My point is that our choices to educate at home should be built on wisdom and confidence in Christ, not fear. Your kids are not doomed to walk the broken path you did. They will walk their own broken path until they find Christ. Our responsibility and opportunity is to hold their hand along the way, in whatever ways the Spirit leads us. And the truth is that we must overcome our own brokenness through Christ if we are going to be effective in leading them.

Mistake #2. Public school education is so sub par, we can surely do better at home.

News flash — there are kids everywhere who are learning tons in public school every day. Among the reasons not to homeschool, do not paint all public education as sub par.
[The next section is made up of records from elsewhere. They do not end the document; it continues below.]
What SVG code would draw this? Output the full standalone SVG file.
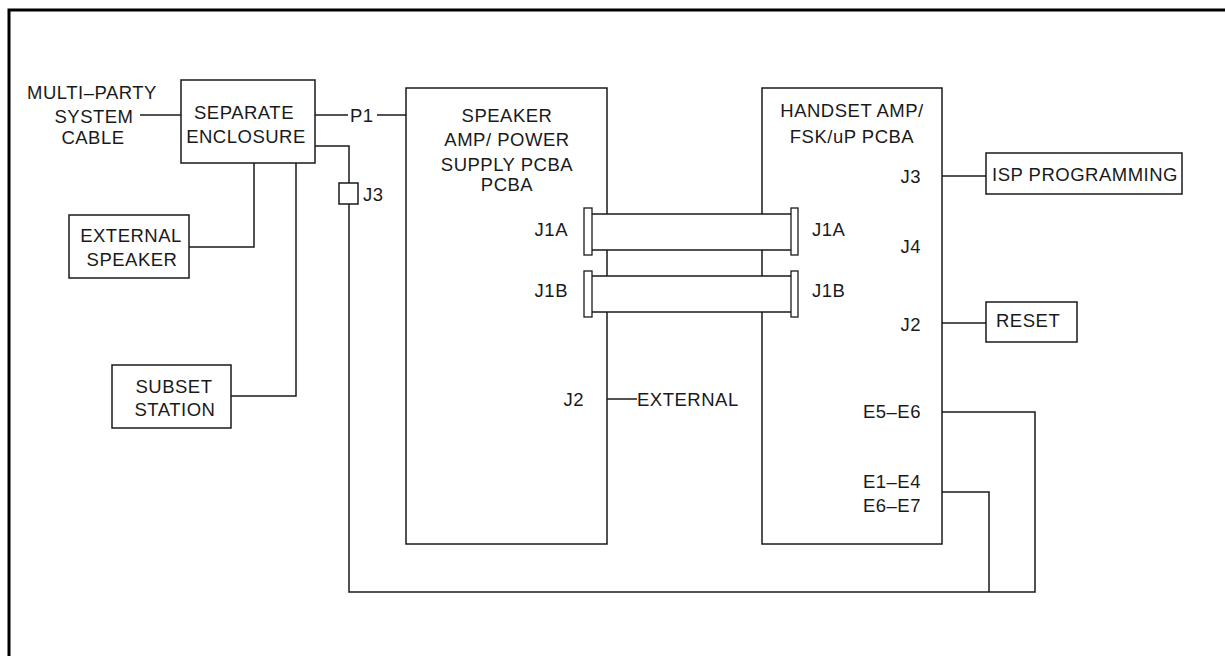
<svg xmlns="http://www.w3.org/2000/svg" width="1225" height="656" viewBox="0 0 1225 656">
<style>
.box{fill:#fff;stroke:#1a1a1a;stroke-width:1.5}
.w{fill:none;stroke:#1a1a1a;stroke-width:1.5}
.bar{fill:#fff;stroke:#1a1a1a;stroke-width:1.3}
text{font-family:"Liberation Sans",Arial,sans-serif;font-size:18.5px;fill:#1a1a1a;letter-spacing:0.5px}
.m{text-anchor:middle}
.e{text-anchor:end}
</style>
<rect x="0" y="0" width="1225" height="656" fill="#fff"/>
<g id="frame">
<path d="M9 656 V10 H1225" fill="none" stroke="#000" stroke-width="3"/>
</g>
<g id="connectors">
<path class="w" d="M140 115 H181"/>
<path class="w" d="M315 115 H348"/>
<path class="w" d="M377 115 H406"/>
<path class="w" d="M315 146 H349 V183"/>
<path class="w" d="M349 204 V592 H1035 V412 H942"/>
<path class="w" d="M989 592 V492 H942"/>
<path class="w" d="M254 163 V247 H189"/>
<path class="w" d="M296 163 V396 H231"/>
<path class="w" d="M607 399 H637"/>
<path class="w" d="M942 176 H986"/>
<path class="w" d="M942 323 H986"/>
</g>
<g id="multi-party-label">
<text class="m" x="92" y="99">MULTI–PARTY</text>
<text class="m" x="94" y="123">SYSTEM</text>
<text class="m" x="93" y="144">CABLE</text>
</g>
<g id="separate-enclosure">
<rect class="box" x="181" y="80" width="134" height="83"/>
<text class="m" x="244" y="119">SEPARATE</text>
<text class="m" x="246" y="143">ENCLOSURE</text>
</g>
<g id="p1-label"><text x="350" y="122">P1</text></g>
<g id="j3-connector">
<rect class="box" x="339" y="183" width="19" height="21"/>
<text x="363" y="201">J3</text>
</g>
<g id="external-speaker">
<rect class="box" x="69" y="215" width="120" height="63"/>
<text class="m" x="131" y="242">EXTERNAL</text>
<text class="m" x="132" y="266">SPEAKER</text>
</g>
<g id="subset-station">
<rect class="box" x="112" y="365" width="119" height="63"/>
<text class="m" x="174" y="393">SUBSET</text>
<text class="m" x="175" y="416">STATION</text>
</g>
<g id="speaker-amp">
<rect class="box" x="406" y="88" width="201" height="456"/>
<text class="m" x="507" y="122">SPEAKER</text>
<text class="m" x="507" y="146">AMP/ POWER</text>
<text class="m" x="507" y="171">SUPPLY PCBA</text>
<text class="m" x="507" y="191">PCBA</text>
<text class="e" x="568" y="236">J1A</text>
<text class="e" x="568" y="297">J1B</text>
<text class="e" x="584" y="406">J2</text>
</g>
<g id="external-label"><text x="637" y="406">EXTERNAL</text></g>
<g id="handset-amp">
<rect class="box" x="762" y="88" width="180" height="456"/>
<text class="m" x="852" y="117">HANDSET AMP/</text>
<text class="m" x="852" y="143">FSK/uP PCBA</text>
<text class="e" x="921" y="183">J3</text>
<text x="812" y="236">J1A</text>
<text class="e" x="921" y="253">J4</text>
<text x="812" y="297">J1B</text>
<text class="e" x="921" y="331">J2</text>
<text class="e" x="921" y="418">E5–E6</text>
<text class="e" x="921" y="488">E1–E4</text>
<text class="e" x="921" y="512">E6–E7</text>
</g>
<g id="ribbon-j1a">
<rect fill="#fff" stroke="none" x="592" y="214" width="199" height="36"/>
<path class="w" d="M592 214 H791 M592 250 H791"/>
<rect class="bar" x="584" y="208" width="8" height="47"/>
<rect class="bar" x="791" y="208" width="7" height="47"/>
</g>
<g id="ribbon-j1b">
<rect fill="#fff" stroke="none" x="592" y="276" width="199" height="36"/>
<path class="w" d="M592 276 H791 M592 312 H791"/>
<rect class="bar" x="584" y="271" width="8" height="46"/>
<rect class="bar" x="791" y="271" width="7" height="46"/>
</g>
<g id="isp-programming">
<rect class="box" x="986" y="153" width="196" height="41"/>
<text x="992" y="181" textLength="186">ISP  PROGRAMMING</text>
</g>
<g id="reset">
<rect class="box" x="986" y="302" width="91" height="40"/>
<text x="996" y="327">RESET</text>
</g>
</svg>
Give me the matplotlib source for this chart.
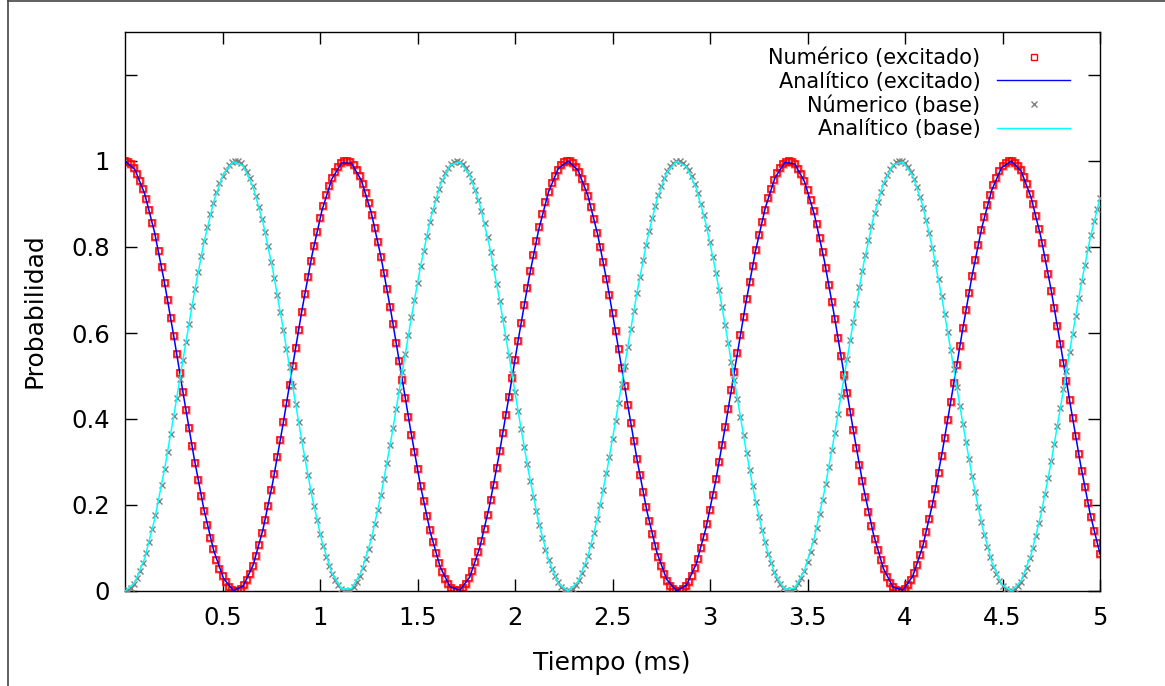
import numpy as np
import matplotlib
matplotlib.use("Agg")
import matplotlib.pyplot as plt
from matplotlib.lines import Line2D

# Rabi oscillation between the excited and ground state
T_RABI = 1.135          # ms, full period of the population transfer
T_MAX = 5.0             # ms
N_NUM = 321             # integration steps stored by the solver
N_ANA = 100             # samples used for the analytic curve

t_num = np.linspace(0.0, T_MAX, N_NUM)
t_ana = np.linspace(0.0, T_MAX, N_ANA)

p_exc_num = np.cos(np.pi * t_num / T_RABI) ** 2
p_base_num = np.sin(np.pi * t_num / T_RABI) ** 2
p_exc_ana = np.cos(np.pi * t_ana / T_RABI) ** 2
p_base_ana = np.sin(np.pi * t_ana / T_RABI) ** 2

labels = ["Numérico (excitado)", "Analítico (excitado)",
          "Númerico (base)", "Analítico (base)"]
xticks = [0.5, 1, 1.5, 2, 2.5, 3, 3.5, 4, 4.5, 5]
yticks = [0, 0.2, 0.4, 0.6, 0.8, 1, 1.2]
ytick_labels = ["0", "0.2", "0.4", "0.6", "0.8", "1", ""]

W, H = 1165, 686
fig = plt.figure(figsize=(W / 100, H / 100), dpi=100)
ax = fig.add_axes([125 / W, 1 - 591 / H, (1100 - 125) / W, (591 - 32) / H])

# soft pink rim under the square markers, then the squares themselves
ax.plot(t_num, p_exc_num, ls="none", marker="s", ms=5, mfc="none",
        mec="#ff6060", mew=2.2, alpha=0.45, zorder=2)
ax.plot(t_num, p_exc_num, ls="none", marker="s", ms=5, mfc="none",
        mec="red", mew=1.1, zorder=2)
ax.plot(t_ana, p_exc_ana, color="blue", lw=1.1, zorder=3)
ax.plot(t_num, p_base_num, ls="none", marker="x", ms=5, mec="#808080",
        mew=1.0, zorder=4)
ax.plot(t_ana, p_base_ana, color="cyan", lw=1.1, zorder=5)

ax.set_xlim(0, T_MAX)
ax.set_ylim(0, 1.3)
ax.set_xticks(xticks)
ax.set_xticklabels([f"{v:g}" for v in xticks])
ax.set_yticks(yticks)
ax.set_yticklabels(ytick_labels)
ax.tick_params(direction="in", length=8.6, width=1.0, top=True, right=True,
               labelsize=17.5, colors="black")
ax.tick_params(axis="x", pad=11)
ax.tick_params(axis="y", pad=11)
for sp in ax.spines.values():
    sp.set_linewidth(1.0)

fig.text(612 / W, 1 - 663 / H, "Tiempo (ms)", ha="center", va="center",
         fontsize=18)
fig.text(35 / W, 1 - 311 / H, "Probabilidad", ha="center", va="center",
         rotation=90, fontsize=18)

handles = [
    Line2D([], [], ls="none", marker="s", ms=4, mfc="none", mec="red", mew=1.0),
    Line2D([], [], color="blue", lw=1.0),
    Line2D([], [], ls="none", marker="x", ms=4, mec="#808080", mew=1.0),
    Line2D([], [], color="cyan", lw=1.0),
]
ax.legend(handles, labels, loc="upper right", bbox_to_anchor=(1070 / W, 1 - 47.5 / H),
          bbox_transform=fig.transFigure, frameon=False, markerfirst=False,
          fontsize=15, handlelength=3.5, handletextpad=0.8, labelspacing=0.17,
          borderpad=0, borderaxespad=0)

# outer frame of the canvas
fig.add_artist(Line2D([7.5 / W, 7.5 / W], [0, 1], color="#444444", lw=1.2,
                      transform=fig.transFigure))
fig.add_artist(Line2D([7.5 / W, 1], [1 - 0.6 / H, 1 - 0.6 / H], color="#444444",
                      lw=1.2, transform=fig.transFigure))

fig.savefig("out.png", dpi=100)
There are passionate teachers who have given their lives to educating these kids in the public school system. There are teachers with missionary hearts who could make three times as much in another career as they do teaching … but they don’t, because they love kids. There are people who teach in public schools that have extraordinary experience and education which they draw from to teach. Those same people are in your church and community.

When we rationalize our choice to educate at home by criticizing public education, we insult the people who are being obedient to Christ in their lives by serving in that field.

When considering reasons not to homeschool we must also understand that there are also families in our congregations that cannot educate their children at home for various reasons, most of them noble and sincere. When we rationalize the choice to educate at home by criticizing public education, we sound self-righteous and arrogant to them. (And in many cases, we are.)

Homeschool families must repent of this arrogance and replace it with considerate compassion. Wisdom leads us to recognize the honorable things in people’s lives who have made different choices than ours, and to affirm them with grace.

Mistake #3. We love our kids SO much that this seems our only option.

“We just cherish our kids. We love them so much that we just can’t be at peace with settling for public education.”

Again, the inference here is that public education is the enemy in itself, and people who send their children to public school don’t love their children as much as you do. As a pastor, words are your tools of the trade. God’s Word, and your ability to communicate truth, are your bread and butter.

It is insufficient to support your choice to home educate by suggesting that you love your children more than everyone else, and if people don’t understand then that’s just too bad. You cannot play the part of a misunderstood victim of popular opinion; this is one of the reasons not to homeschool.

Use your words. Speak the truth in love. Share your commitment to Christian parenting and how God has placed a burden on your heart to make this choice. Do it without minimizing and mischaracterizing other people’s choice to educate differently.